[Philip Nicovich] has been building laser sequencers over at the University of New South Wales. His platform is used to sequence laser excitation on his fluorescence microscopy systems. In [Philip]’s case, these systems are used for super-resolution microscopy, that is breaking the diffraction limit allowing the imaging of structures of only a few nanometers (1 millionth of a millimeter) in size.
Using an Arduino shield he designed in Eagle, [Philip] was able to build the system for less than half the cost of a commercial platform.
The control system is build around the simple Arduino shield shown to the right, which uses simple 74 series logic to send TTL control signals to the laser diodes used in his rig. The Arduino runs code which allows laser firing sequences to be programmed and executed.
[Philip] also provides scripts which show how the Arduino can be interfaced with the open source micro manager control software.
As well as the schematics [Philip] has provided STEP files and drawings for the enclosure and mounts used in the system and a detailed BOM.

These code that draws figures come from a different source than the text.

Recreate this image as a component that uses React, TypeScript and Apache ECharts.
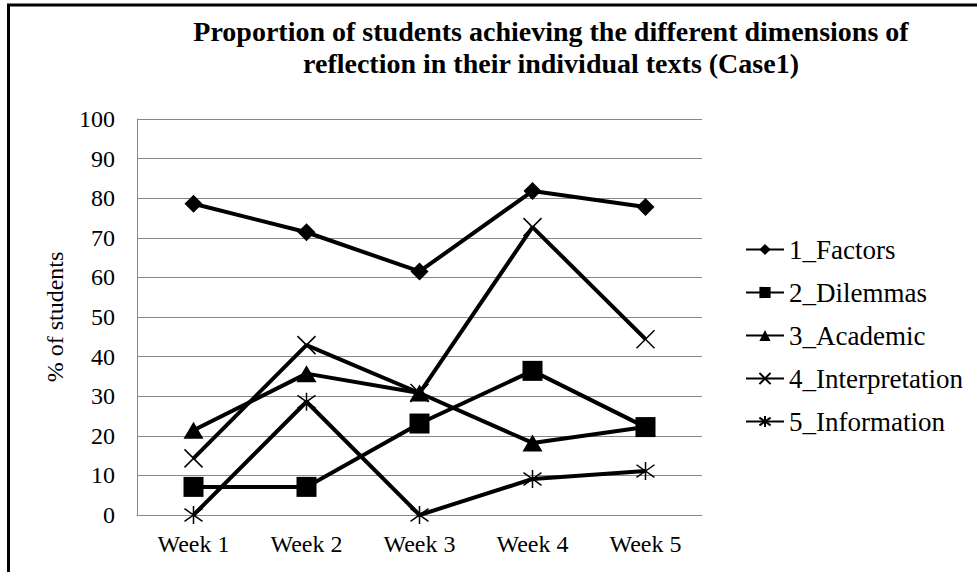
import React, { useEffect, useRef } from "react";
import * as echarts from "echarts";

const categories = ["Week 1", "Week 2", "Week 3", "Week 4", "Week 5"];
const factors = [78.6, 71.4, 61.5, 81.8, 77.8];
const dilemmas = [7.1, 7.1, 23.1, 36.4, 22.2];
const academic = [21.4, 35.7, 30.8, 18.2, 22.2];
const interpretation = [14.3, 42.9, 30.8, 72.7, 44.4];
const information = [0, 28.6, 0, 9.1, 11.1];
const seriesNames = ["1_Factors", "2_Dilemmas", "3_Academic", "4_Interpretation", "5_Information"];
const titleText = "Proportion of students achieving the different dimensions of\nreflection in their individual texts (Case1)";
const yAxisName = "% of students";

const FONT = "'Liberation Serif', 'DejaVu Serif', serif";
const X_PATH = "path://M0,0L10,10M10,0L0,10";
const STAR_PATH = "path://M5,0L5,10M0,1.5L10,8.5M10,1.5L0,8.5";

export default function App() {
  const ref = useRef<HTMLDivElement>(null);
  useEffect(() => {
    document.body.style.margin = "0";
    if (!ref.current) return;
    const chart = echarts.init(ref.current, null, { renderer: "svg" });
    const mk = (name: string, data: number[], symbol: string, size: number | number[], stroke = false) => ({
      name,
      type: "line",
      data,
      symbol,
      symbolSize: size,
      lineStyle: { color: "#000", width: 4 },
      itemStyle: stroke
        ? { color: "#000", borderColor: "#000", borderWidth: 1.5 }
        : { color: "#000" },
      z: 3,
    });
    chart.setOption({
      animation: false,
      backgroundColor: "#fff",
      title: {
        text: titleText,
        left: 546,
        top: 10,
        textAlign: "center",
        textStyle: { fontFamily: FONT, fontWeight: "bold", fontSize: 28, lineHeight: 32, color: "#000" },
      },
      graphic: [
        { type: "line", shape: { x1: 8.5, y1: 4, x2: 8.5, y2: 572 }, style: { stroke: "#000", lineWidth: 3 } },
        { type: "line", shape: { x1: 7, y1: 5, x2: 977, y2: 5 }, style: { stroke: "#000", lineWidth: 3 } },
      ],
      legend: {
        orient: "vertical",
        left: 740,
        top: 230,
        itemWidth: 38,
        itemHeight: 14,
        itemGap: 14,
        textStyle: { fontFamily: FONT, fontSize: 27, color: "#000", lineHeight: 29 },
        data: seriesNames,
      },
      grid: { left: 137, right: 275, top: 119, bottom: 57 },
      xAxis: {
        type: "category",
        data: categories,
        boundaryGap: true,
        axisLine: { lineStyle: { color: "#888", width: 1 } },
        axisTick: { show: false },
        axisLabel: { fontFamily: FONT, fontSize: 24, color: "#000", margin: 17 },
      },
      yAxis: {
        type: "value",
        min: 0,
        max: 100,
        interval: 10,
        name: yAxisName,
        nameLocation: "middle",
        nameGap: 70,
        nameTextStyle: { fontFamily: FONT, fontSize: 24, color: "#000" },
        axisLine: { show: true, lineStyle: { color: "#888", width: 1 } },
        axisTick: { show: false },
        splitLine: { lineStyle: { color: "#888", width: 1 } },
        axisLabel: { fontFamily: FONT, fontSize: 24, color: "#000", margin: 22 },
      },
      series: [
        mk(seriesNames[0], factors, "diamond", 18),
        mk(seriesNames[1], dilemmas, "rect", 20),
        mk(seriesNames[2], academic, "triangle", [20, 17]),
        mk(seriesNames[3], interpretation, X_PATH, 18, true),
        mk(seriesNames[4], information, STAR_PATH, 18, true),
      ],
    });
    return () => chart.dispose();
  }, []);
  return <div ref={ref} style={{ width: 977, height: 572 }} />;
}
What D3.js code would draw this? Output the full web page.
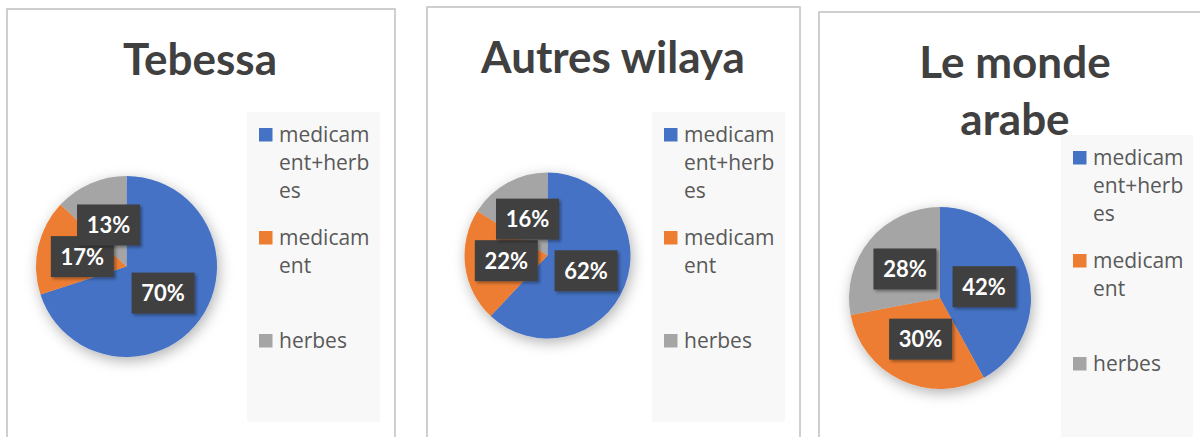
<!DOCTYPE html>
<meta charset="utf-8">

<script src="https://d3js.org/d3.v7.min.js"></script>

<style type="text/css">

body {
  margin: 0;
  background: white;
}

.frame {
  fill: white;
  stroke: #c0c0c0;
  stroke-width: 1.5px;
}

.title {
  font-family: Lato, sans-serif;
  font-weight: 700;
  font-size: 44px;
  fill: #404040;
}

.legendBox {
  fill: #f8f8f8;
}

.legend text {
  font-family: "Open Sans", sans-serif;
  font-size: 21px;
  fill: #595959;
}

.labelBox {
  fill: #404040;
}

.labelText {
  font-family: Lato, sans-serif;
  font-weight: 700;
  font-size: 22px;
  fill: white;
}

</style>

<body>
</body>

<script>

  const width = 1200;
  const height = 437;

  // data
  const categories = ["medicament+herbes", "medicament", "herbes"];
  const titles = ["Tebessa", "Autres wilaya", "Le monde arabe"];
  const tebessa = [70, 17, 13];
  const autresWilaya = [62, 22, 16];
  const mondeArabe = [42, 30, 28];
  const series = [tebessa, autresWilaya, mondeArabe];

  const colors = d3.scaleOrdinal()
    .domain(categories)
    .range(["#4472c4", "#ed7d31", "#a5a5a5"]);

  // layout of the three chart boxes
  const panels = [
    {x: 7,   y: 9,  w: 388, titleX: 200,  titleY: 75, cx: 126.5, cy: 266.5, r: 90.5, legX: 247,  legY: 112, legW: 133},
    {x: 427, y: 7,  w: 373, titleX: 613,  titleY: 73, cx: 547.5, cy: 255.5, r: 83,   legX: 652,  legY: 112, legW: 133},
    {x: 819, y: 12, w: 400, titleX: 1015, titleY: 78, cx: 940,   cy: 298,   r: 91,   legX: 1061, legY: 135, legW: 132}
  ];
  const legendH = 310;
  const itemStep = 103;
  const lineH = 28.3;
  const boxW = 63;
  const boxH = 41;

  const svg = d3.select("body").append("svg")
    .attr("width", width)
    .attr("height", height);

  const defs = svg.append("defs");

  // soft shadow under the pies
  const shadow = defs.append("filter")
    .attr("id", "pieShadow")
    .attr("x", "-30%").attr("y", "-30%")
    .attr("width", "160%").attr("height", "160%");
  shadow.append("feDropShadow")
    .attr("dx", 2).attr("dy", 4)
    .attr("stdDeviation", 7)
    .attr("flood-color", "#000")
    .attr("flood-opacity", 0.3);

  const boxShadow = defs.append("filter")
    .attr("id", "boxShadow")
    .attr("x", "-20%").attr("y", "-20%")
    .attr("width", "150%").attr("height", "150%");
  boxShadow.append("feDropShadow")
    .attr("dx", 2).attr("dy", 2)
    .attr("stdDeviation", 1.5)
    .attr("flood-color", "#000")
    .attr("flood-opacity", 0.35);

  // dotted texture of the data labels
  const dots = defs.append("pattern")
    .attr("id", "dots")
    .attr("width", 7).attr("height", 7)
    .attr("patternUnits", "userSpaceOnUse");
  dots.append("rect").attr("width", 7).attr("height", 7).attr("fill", "#404040");
  dots.append("circle").attr("cx", 1.5).attr("cy", 1.5).attr("r", 0.9).attr("fill", "#555");
  dots.append("circle").attr("cx", 5).attr("cy", 5).attr("r", 0.9).attr("fill", "#4d4d4d");

  const pie = d3.pie().sort(null).value(d => d);

  // breaks a string on words (or on letters when asked) so it fits maxW
  function wrap(textSel, str, maxW, byChar) {
    const parts = byChar ? str.split("") : str.split(" ");
    const sep = byChar ? "" : " ";
    const lines = [];
    let line = "";
    parts.forEach(p => {
      const test = line ? line + sep + p : p;
      textSel.text(test);
      if (line && textSel.node().getComputedTextLength() > maxW) {
        lines.push(line);
        line = p;
      } else {
        line = test;
      }
    });
    lines.push(line);
    textSel.text(null);
    return lines;
  }

  panels.forEach((p, i) => {
    const g = svg.append("g").attr("class", "panel");

    g.append("rect")
      .attr("class", "frame")
      .attr("x", p.x)
      .attr("y", p.y)
      .attr("width", p.w)
      .attr("height", height + 20);

    // title
    const title = g.append("text")
      .attr("class", "title")
      .attr("text-anchor", "middle");
    const titleLines = wrap(title, titles[i], 290, false);
    title.selectAll("tspan")
      .data(titleLines).enter().append("tspan")
      .attr("x", p.titleX)
      .attr("y", (d, j) => p.titleY + j * 57)
      .text(d => d);

    // pie
    const arc = d3.arc().innerRadius(0).outerRadius(p.r);
    const arcs = pie(series[i]);

    const pieG = g.append("g")
      .attr("transform", "translate(" + p.cx + "," + p.cy + ")");

    pieG.append("g")
      .attr("filter", "url(#pieShadow)")
      .selectAll("path")
      .data(arcs).enter().append("path")
      .attr("d", arc)
      .attr("fill", (d, j) => colors(categories[j]));

    // data labels
    const labels = pieG.selectAll(".label")
      .data(arcs).enter().append("g")
      .attr("class", "label")
      .attr("transform", d => "translate(" + arc.centroid(d) + ")");

    labels.append("rect")
      .attr("class", "labelBox")
      .attr("x", -boxW / 2)
      .attr("y", -boxH / 2)
      .attr("width", boxW)
      .attr("height", boxH)
      .attr("fill", "url(#dots)")
      .attr("filter", "url(#boxShadow)");

    labels.append("text")
      .attr("class", "labelText")
      .attr("text-anchor", "middle")
      .attr("dy", "0.36em")
      .text(d => d.data + "%");

    // legend
    const legend = g.append("g").attr("class", "legend");

    legend.append("rect")
      .attr("class", "legendBox")
      .attr("x", p.legX)
      .attr("y", p.legY)
      .attr("width", p.legW)
      .attr("height", legendH);

    const items = legend.selectAll(".item")
      .data(categories).enter().append("g")
      .attr("class", "item")
      .attr("transform", (d, j) => "translate(" + (p.legX + 12) + "," + (p.legY + 16 + j * itemStep) + ")");

    items.append("rect")
      .attr("width", 13.5)
      .attr("height", 13.5)
      .attr("fill", d => colors(d));

    items.each(function(d) {
      const t = d3.select(this).append("text");
      const lines = wrap(t, d, 95, true);
      t.selectAll("tspan")
        .data(lines).enter().append("tspan")
        .attr("x", 20)
        .attr("y", (l, k) => 13.5 + k * lineH)
        .text(l => l);
    });
  });

</script>
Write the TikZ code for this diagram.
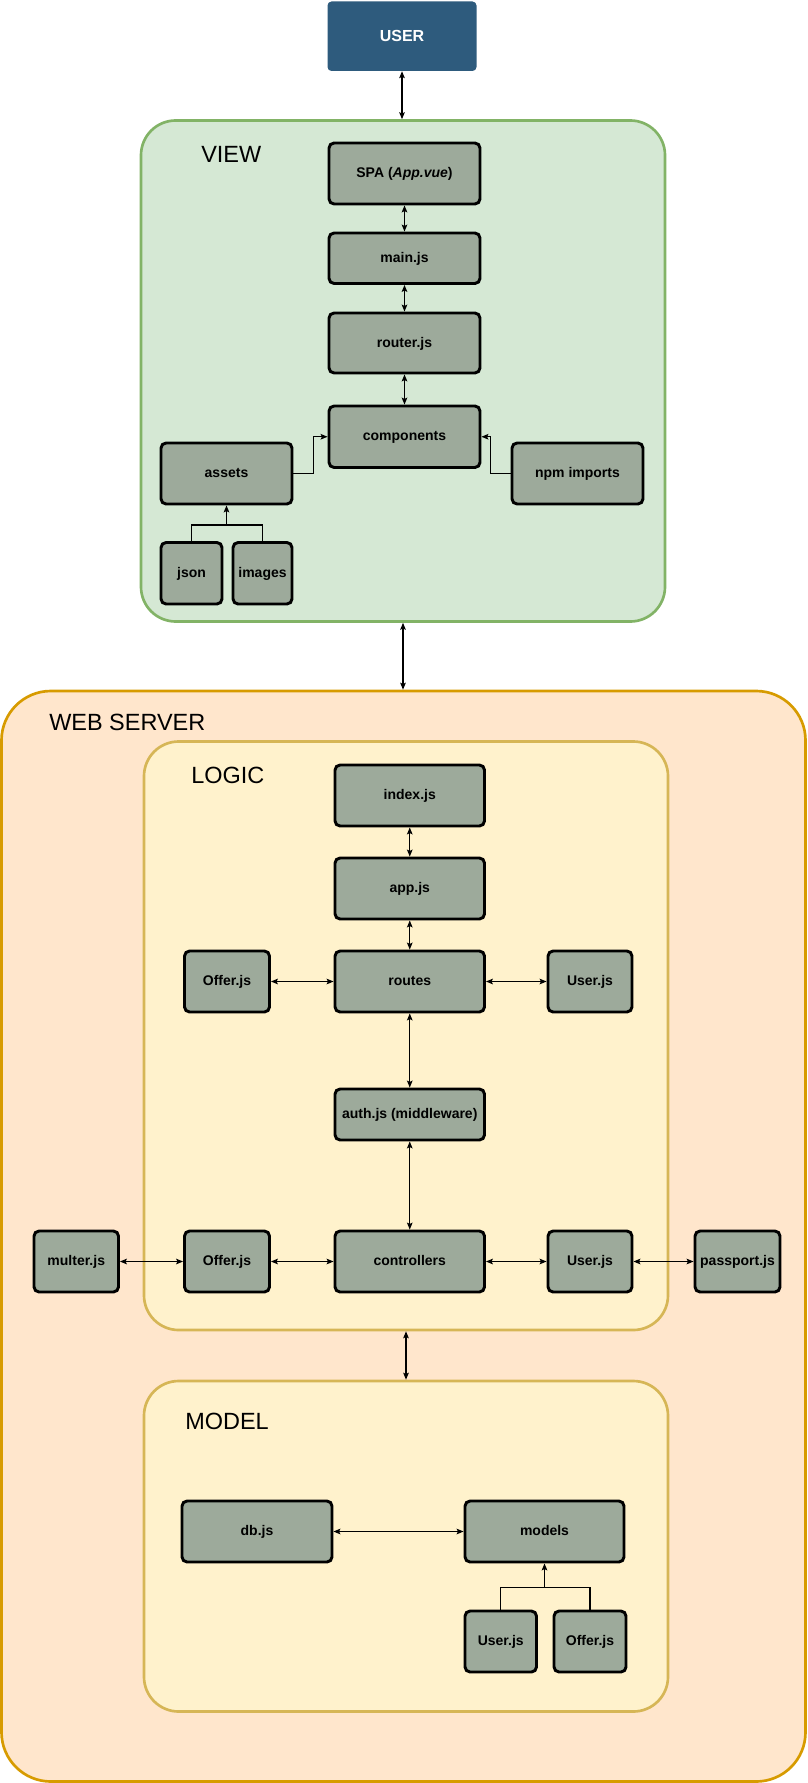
\documentclass[tikz,border=0pt]{standalone}
\usepackage{fontspec}
\setmainfont{Liberation Sans}
\usetikzlibrary{arrows.meta,calc}
\definecolor{userblue}{HTML}{2E5B7D}
\definecolor{viewfill}{HTML}{D5E8D4}
\definecolor{viewdraw}{HTML}{82B366}
\definecolor{srvfill}{HTML}{FFE6CC}
\definecolor{srvdraw}{HTML}{D79B00}
\definecolor{lgfill}{HTML}{FFF2CC}
\definecolor{lgdraw}{HTML}{D6B656}
\definecolor{boxgray}{HTML}{9DAA9B}
\newcommand\bx[7][gbox]{\node[#1,minimum width={(#5-#3)*0.75pt},minimum height={(#6-#4)*0.75pt}] (#2) at ({(#3+#5)/2},{(#4+#6)/2}) {#7};}
\tikzset{
  gbox/.style={draw=black, fill=boxgray, line width=2.2pt, rounded corners=3.8pt, inner sep=1pt,
    font=\bfseries\fontsize{10.5}{12}\selectfont, text height=1.5ex, text depth=.3ex},
  userbox/.style={fill=userblue, rounded corners=3pt, text=white, inner sep=1pt,
    font=\bfseries\fontsize{12}{14}\selectfont},
  viewbox/.style={draw=viewdraw, fill=viewfill, line width=2pt, rounded corners=26pt},
  srvbox/.style={draw=srvdraw, fill=srvfill, line width=2pt, rounded corners=37pt},
  lgbox/.style={draw=lgdraw, fill=lgfill, line width=2pt, rounded corners=26pt},
  title/.style={anchor=west, inner sep=0pt, font=\fontsize{17.6}{20}\selectfont},
  tip/.tip={Stealth[length=5.2pt,width=4.2pt,inset=1pt]},
  uni/.style={draw, line width=0.8pt, -tip},
  bi/.style={draw, line width=0.8pt, tip-tip},
  plain/.style={draw, line width=0.8pt},
}
\begin{document}
\begin{tikzpicture}[x=0.75pt,y=-0.75pt]
\useasboundingbox (0,0) rectangle (807,1783);
% USER and VIEW
\bx[userbox]{user}{327.5}{1.5}{476.5}{71}{USER}
\bx[viewbox]{view}{141}{120.5}{665}{621.5}{}
\node[title] (viewlbl) at (201,154) {VIEW};
\bx{spa}{329}{143}{480}{204}{SPA (\textit{App.vue})}
\bx{main}{329}{233}{480}{283.5}{main.js}
\bx{router}{329}{313}{480}{373}{router.js}
\bx{comp}{329}{406}{480}{467.5}{components}
\bx{assets}{161}{443}{292}{504}{assets}
\bx{npm}{512}{443}{643}{504}{npm imports}
\bx{json}{161}{542.5}{222}{604}{json}
\bx{images}{233}{542.5}{292}{604}{images}
% WEB SERVER
\bx[srvbox]{server}{1.5}{691}{805.5}{1781.5}{}
\node[title] (srvlbl) at (49,722) {WEB SERVER};
\bx[lgbox]{logic}{144}{741.5}{668}{1330}{}
\node[title] (logiclbl) at (191,775.5) {LOGIC};
\bx[lgbox]{model}{144}{1381}{668}{1711.5}{}
\node[title] (modellbl) at (185,1421.7) {MODEL};
\bx{index}{335}{765}{484.5}{826}{index.js}
\bx{app}{335}{858}{484.5}{919}{app.js}
\bx{routes}{335}{951}{484.5}{1012}{routes}
\bx{offerA}{184.5}{951}{269.5}{1012}{Offer.js}
\bx{userA}{548}{951}{632}{1012}{User.js}
\bx{auth}{335}{1089}{484.5}{1140}{auth.js (middleware)}
\bx{ctrl}{335}{1231}{484.5}{1292}{controllers}
\bx{multer}{34}{1231}{118.5}{1292}{multer.js}
\bx{offerB}{184.5}{1231}{269.5}{1292}{Offer.js}
\bx{userB}{548}{1231}{632}{1292}{User.js}
\bx{passport}{695}{1231}{780}{1292}{passport.js}
\bx{db}{182}{1501}{332}{1562}{db.js}
\bx{models}{465}{1501}{624}{1562}{models}
\bx{userC}{465}{1611}{536.5}{1672}{User.js}
\bx{offerC}{554}{1611}{626}{1672}{Offer.js}
% connectors VIEW
\draw[bi] (user.south) -- (user.south |- view.north);
\draw[bi] (spa) -- (main);
\draw[bi] (main) -- (router);
\draw[bi] (router) -- (comp);
\draw[uni] (assets.east) -- ++(20,0) |- (comp.west);
\draw[uni] (npm.west) -- ++(-20,0) |- (comp.east);
\coordinate (jA) at ($(assets.south)+(0,19.5)$);
\draw[plain] (json.north) |- (jA) -| (images.north);
\draw[uni] (jA) -- (assets.south);
\draw[bi] (view.south) -- (view.south |- server.north);
% connectors LOGIC
\draw[bi] (index) -- (app);
\draw[bi] (app) -- (routes);
\draw[bi] (routes) -- (auth);
\draw[bi] (auth) -- (ctrl);
\draw[bi] (offerA) -- (routes);
\draw[bi] (routes) -- (userA);
\draw[bi] (multer) -- (offerB);
\draw[bi] (offerB) -- (ctrl);
\draw[bi] (ctrl) -- (userB);
\draw[bi] (userB) -- (passport);
\draw[bi] (logic.south) -- (logic.south |- model.north);
% connectors MODEL
\draw[bi] (db) -- (models);
\coordinate (jM) at ($(models.south)+(0,24)$);
\draw[plain] (userC.north) |- (jM) -| (offerC.north);
\draw[uni] (jM) -- (models.south);
\end{tikzpicture}
\end{document}
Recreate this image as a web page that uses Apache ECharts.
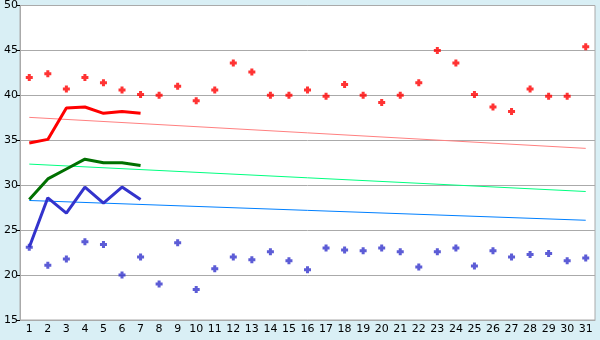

More useful than all this perhaps is the comprehensive write-up he provides. This describes the motivation for decisions such as the use of aluminum over steel due to its ability to transfer heat more effectively, and not to use thermal paste due to out-gassing.
While I can almost hear the cries of “not a hack”, the growing use of open source platforms and tool in academia fills us with joy. Thanks for the write-up [Philip] we look forward to hearing more about your laser systems in the future!